President and Finance Minister Ranil Wickremesinghe has proposed taxing incomes starting at 100,000 rupees (US$ 270) a month. With inflation running at 70 per cent, this risks impoverishing the middle class. Discouraged by the economic situation, many Sri Lankan professionals plan to go abroad.

 

Colombo (AsiaNews) – The Sri Lankan government is proposing to amend existing tax legislation. If approved, anyone earning more than 100,000 rupees a month (US$ 270) will have to pay taxes. The corporate tax would rise from 24 per cent to 30 per cent. However, such a tax hike could drive professionals out of the country.

In December 2019, former President Gotabaya Rajapaksa eliminated many taxes. The current president and finance minister, Ranil Wickremesinghe, wants instead to double tax to GDP ratio from the current 12.7 per cent to overcome the country’s current economic crisis.

For some analysts, higher tax revenues are key after Sri Lanka defaulted on its sovereign debt in April and is seeking support and funds from the International Monetary Fund for its reforms.

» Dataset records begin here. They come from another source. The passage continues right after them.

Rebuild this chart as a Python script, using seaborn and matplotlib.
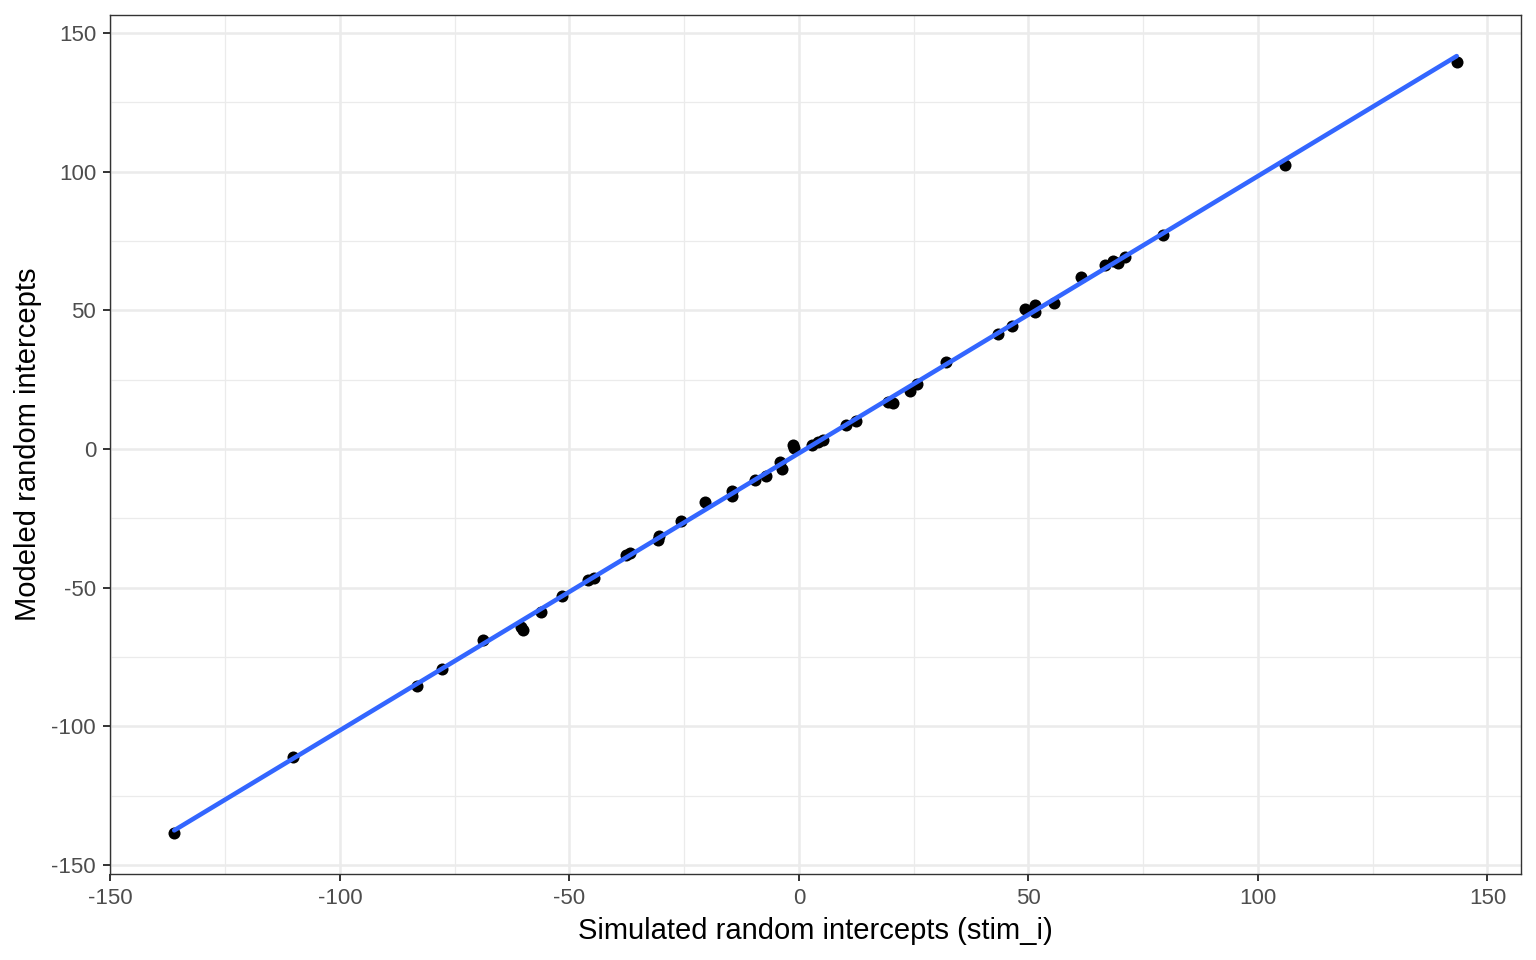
import pandas as pd
import matplotlib
matplotlib.use("Agg")
import matplotlib.pyplot as plt
import seaborn as sns

# simulated vs modeled random intercepts
sim_x = [-136.1, -110.2, -83.2, -77.7, -68.8, -60.5, -60.1, -56.2, -51.6, -45.9,
         -44.6, -37.7, -36.8, -30.7, -30.5, -25.7, -20.5, -14.6, -14.5, -9.6,
         -7.2, -4.1, -3.7, -1.3, -1.0, 2.8, 4.1, 5.2, 10.2, 12.4,
         19.4, 20.5, 24.2, 25.7, 32.0, 43.3, 46.4, 49.2, 51.4, 51.5,
         55.5, 61.4, 66.6, 68.4, 69.5, 71.0, 79.3, 105.8, 143.3]
mod_y = [-138.5, -111.1, -85.5, -79.3, -68.9, -64.2, -65.3, -58.8, -53.0, -47.2,
         -46.5, -38.2, -37.5, -32.8, -31.4, -26.0, -19.1, -15.1, -16.9, -11.2,
         -9.7, -4.7, -7.2, 1.4, 0.2, 1.4, 2.5, 3.2, 8.7, 10.1,
         16.9, 16.6, 20.9, 23.4, 31.2, 41.6, 44.4, 50.5, 51.9, 49.4,
         52.6, 62.0, 66.4, 67.8, 67.1, 69.2, 77.2, 102.4, 139.6]

df = pd.DataFrame({"stim_i": sim_x, "modeled": mod_y})

sns.set_style("white")
plt.rcParams["font.family"] = ["Liberation Sans", "DejaVu Sans"]
plt.rcParams["axes.unicode_minus"] = False

fig = plt.figure(figsize=(15.36, 9.6), dpi=100)
ax = fig.add_axes([0.0716, 0.0896, 0.9186, 0.8948])

ticks = [-150, -100, -50, 0, 50, 100, 150]
minor = [-125, -75, -25, 25, 75, 125]
ax.set_xticks(ticks)
ax.set_yticks(ticks)
ax.set_xticks(minor, minor=True)
ax.set_yticks(minor, minor=True)
ax.grid(True, which="major", color="#EBEBEB", linewidth=1.8)
ax.grid(True, which="minor", color="#EBEBEB", linewidth=0.9)
ax.set_axisbelow(True)

sns.scatterplot(data=df, x="stim_i", y="modeled", color="black", s=75,
                linewidth=0, ax=ax, zorder=3)
sns.regplot(data=df, x="stim_i", y="modeled", scatter=False, ci=None,
            color="#3366FF", line_kws={"linewidth": 3.3, "zorder": 4}, ax=ax)

ax.set_xlim(-150.1, 157.3)
ax.set_ylim(-153.3, 156.5)

for s in ax.spines.values():
    s.set_color("#333333")
    s.set_linewidth(1.0)

ax.tick_params(which="major", length=5, width=1.4, color="#333333",
               labelcolor="#4D4D4D", labelsize=16, direction="out", pad=5,
               bottom=True, left=True)
ax.tick_params(which="minor", length=0)
ax.set_xlabel("Simulated random intercepts (stim_i)", fontsize=21,
              color="black", labelpad=6)
ax.set_ylabel("Modeled random intercepts", fontsize=21, color="black",
              labelpad=7)

fig.savefig("out.png", dpi=100)
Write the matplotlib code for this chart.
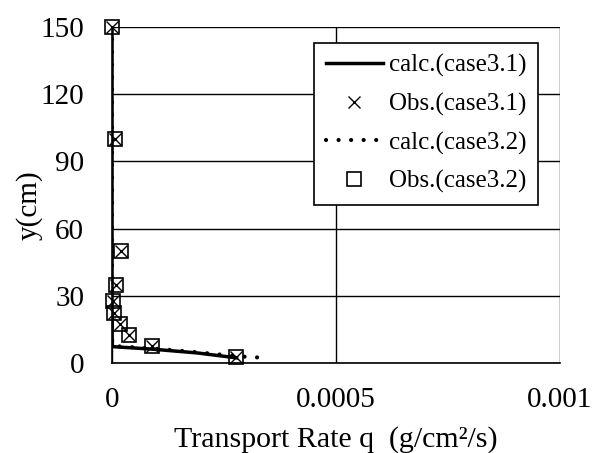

Others disagree, viewing the president’s tax proposals more of an impulsive measure to increase government revenues in the short run.

Under the proposal, a person earning at least 100,000 rupees a month will have to pay taxes depending on the additional amount earned. This means lowering the bottom tax threshold by 60 per cent, from three million rupees (US$ 8,175) to 1.2 million rupees (US$ 3,270).

“The sharp increase in personal income tax rates would drastically affect middle-class families, discourage employment, negatively affect their lives in an environment of high inflation. This could increase the brain drain,” said Asanka Tennakoon, CEO of a leading IT company.

“The 2019 tax system is not going to be the same now,” noted a financial analyst on condition of anonymity. “Those higher tax rates were affordable at that time as the cost of living was lower and the inflation was 6-7 per cent.”

At present, “many professionals are leaving the country due to the unprecedented economic crisis and the prolonged political crisis as many uneducated lawmakers have been dictating in a less participatory decision-making process what educated professionals must do,” said other analysts.

Shenuka Amarasinghe, chief technology officer at a Colombo-based tech company with headquarters in the United States, said that she and her husband, both employed by IT firms, are “seriously thinking of emigrating as we are already piled up with a house loan, vehicle loan, in addition to the high cost of living”.

“Although taxes in developed countries are higher than in Sri Lanka, people get benefits with taxes; instead, here we are paying taxes to operate loss-making public sector institutions,” she added.

What is more, a “30 per cent tax rate could be a deterrent for investment,” this according to Sahan Munasinghe, an economic analyst. “Even if it could be argued that creating a level playing field would be a positive move, sectors which enjoyed preferential tax treatment would be disproportionately affected with the introduction of the tax proposals.”